The SFWA was created in the mid-1960s, with a plethora of well-established professional sf/fantasy markets already established. The FWG is rooted in a fandom where the notion of “professional writing market” is, well, kind of a hypothetical. A lot of what we’ve talked about in this thread and other places has been trying to raise the profile of furry writing as an actual worthwhile thing. When the SFWA got underway they could already take that as a given. They started as a writers’ advocate with (and sometimes against) publishers; they came to prominence, as I understand it, supporting Tolkien in a fight with Ace Books over their unauthorized editions of The Lord of the Rings. I hope furry writing gets to a point where it can have such a crisis, but I think it’s safe to say we’re some ways off.

The FWG’s concerns seem, instead, to be about raising the profile of writing within our fandom, expanding the sales of our existing publishers and encourage the formation of new publishers – and, I hope, getting more furry writers to start genuinely thinking about writing as a craft, whether their goal with their writing at this point is professional publication or not.
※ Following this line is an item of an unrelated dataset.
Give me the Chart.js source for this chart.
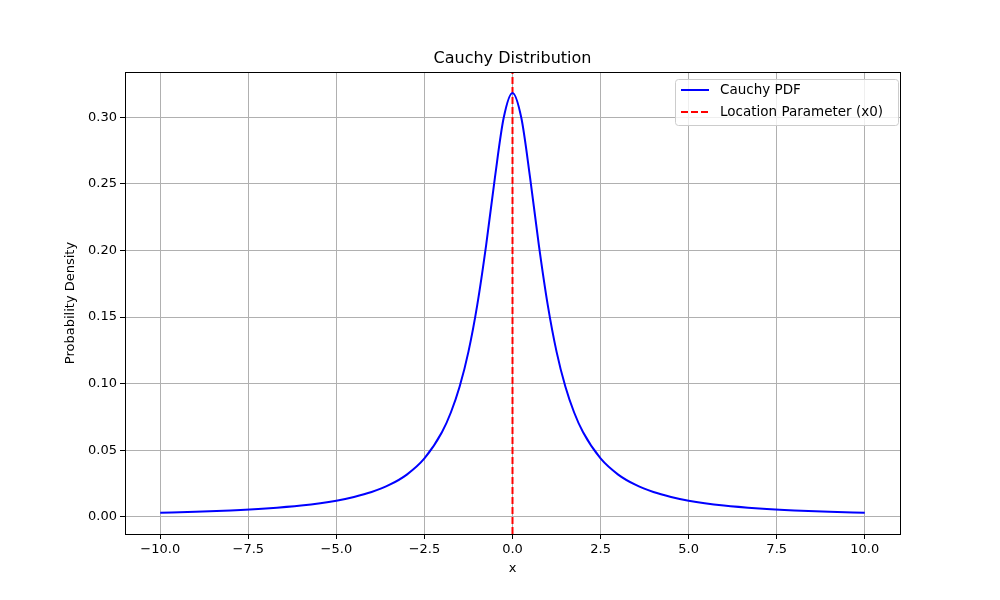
<!DOCTYPE html>
<html><head><script src="https://cdn.jsdelivr.net/npm/chart.js@4"></script>
<style>body{margin:0;background:#fff}</style></head>
<body><canvas id="c" width="1000" height="600"></canvas>
<script>
const xs = [-10,-9,-8,-7,-6,-5,-4.5,-4,-3.5,-3,-2.5,-2,-1.75,-1.5,-1.25,-1,-0.75,-0.5,-0.25,0,0.25,0.5,0.75,1,1.25,1.5,1.75,2,2.5,3,3.5,4,4.5,5,6,7,8,9,10];
const ys = [0.00315,0.0039,0.0049,0.0064,0.0086,0.0122,0.0150,0.0187,0.0240,0.0318,0.0439,0.0637,0.0784,0.0979,0.1241,0.1592,0.2037,0.2546,0.2996,0.3183,0.2996,0.2546,0.2037,0.1592,0.1241,0.0979,0.0784,0.0637,0.0439,0.0318,0.0240,0.0187,0.0150,0.0122,0.0086,0.0064,0.0049,0.0039,0.00315];
const xTicks = [-10,-7.5,-5,-2.5,0,2.5,5,7.5,10];
const yTicks = [0,0.05,0.10,0.15,0.20,0.25,0.30];
const loc = 0;
const F = "'DejaVu Sans'";
const fmt = (v,d)=> (v<0?'\u2212':'')+Math.abs(v).toFixed(d);
const deco = {
  id:'deco',
  afterDraw(ch){
    const c=ch.ctx, a=ch.chartArea;
    c.save();
    c.strokeStyle='#000'; c.lineWidth=1;
    c.strokeRect(a.left+0.5,a.top+0.5,a.right-a.left,a.bottom-a.top);
    c.fillStyle='#000'; c.font='16px '+F; c.textAlign='center'; c.textBaseline='bottom';
    c.fillText('Cauchy Distribution',(a.left+a.right)/2,a.top-5);
    c.font='13px '+F; c.textBaseline='middle';
    c.fillText('x',(a.left+a.right)/2,569);
    c.save(); c.translate(71,(a.top+a.bottom)/2); c.rotate(-Math.PI/2);
    c.fillText('Probability Density',0,0); c.restore();
    // legend
    const w=223,h=46,x=675,y=79;
    c.fillStyle='rgba(255,255,255,0.8)'; c.strokeStyle='#ccc';
    c.beginPath(); c.roundRect(x+0.5,y+0.5,w,h,3); c.fill(); c.stroke();
    c.font='13.5px '+F; c.textAlign='left'; c.lineWidth=2;
    ch.data.datasets.forEach((ds,i)=>{
      const ly=y+11+i*22;
      c.strokeStyle=ds.borderColor; c.setLineDash(ds.borderDash||[]);
      c.beginPath(); c.moveTo(x+6,ly); c.lineTo(x+34,ly); c.stroke();
      c.setLineDash([]); c.fillStyle='#000'; c.fillText(ds.label,x+45,ly);
    });
    c.restore();
  }
};
new Chart(document.getElementById('c'),{
  type:'line',
  data:{datasets:[
    {label:'Cauchy PDF',data:xs.map((x,i)=>({x,y:ys[i]})),borderColor:'#0000ff',borderWidth:2,pointRadius:0,cubicInterpolationMode:'monotone'},
    {label:'Location Parameter (x0)',data:[{x:loc,y:-0.0128},{x:loc,y:0.334}],borderColor:'#ff0000',borderWidth:2,borderDash:[7,3],pointRadius:0}
  ]},
  options:{
    responsive:false,animation:false,
    layout:{padding:{top:72,right:100,left:0,bottom:0}},
    plugins:{legend:{display:false},tooltip:{enabled:false}},
    scales:{
      x:{type:'linear',min:-11,max:11,
        afterBuildTicks:s=>{s.ticks=xTicks.map(v=>({value:v}));},
        afterFit:s=>{s.height=66;},
        ticks:{color:'#000',font:{family:F,size:13},maxRotation:0,callback:v=>fmt(v,1)},
        grid:{color:'#b0b0b0',tickColor:'#000',tickLength:5},border:{display:false}},
      y:{type:'linear',min:-0.0128,max:0.334,
        afterBuildTicks:s=>{s.ticks=yTicks.map(v=>({value:v}));},
        afterFit:s=>{s.width=125;},
        ticks:{color:'#000',font:{family:F,size:13},callback:v=>fmt(v,2)},
        grid:{color:'#b0b0b0',tickColor:'#000',tickLength:5},border:{display:false}}
    }
  },
  plugins:[deco]
});
</script></body></html>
These concerns aren’t very SFWA-like, and that suggests to me that for the time being we shouldn’t really worry whether the FWG itself is very SFWA-like.

Has anyone suggested the term APPRENTICE?

It seems thematically appropriate for guild.

And, in keeping with that theme, the Guild leadership could award the title of JOURNEYMAN at its discretion for the award winning or award nominated self-published author, the rare cross-over published author who is just now interested in Furry, or a Fur creator’s credit is limited to publishing, editing, or dedicated beta-reading.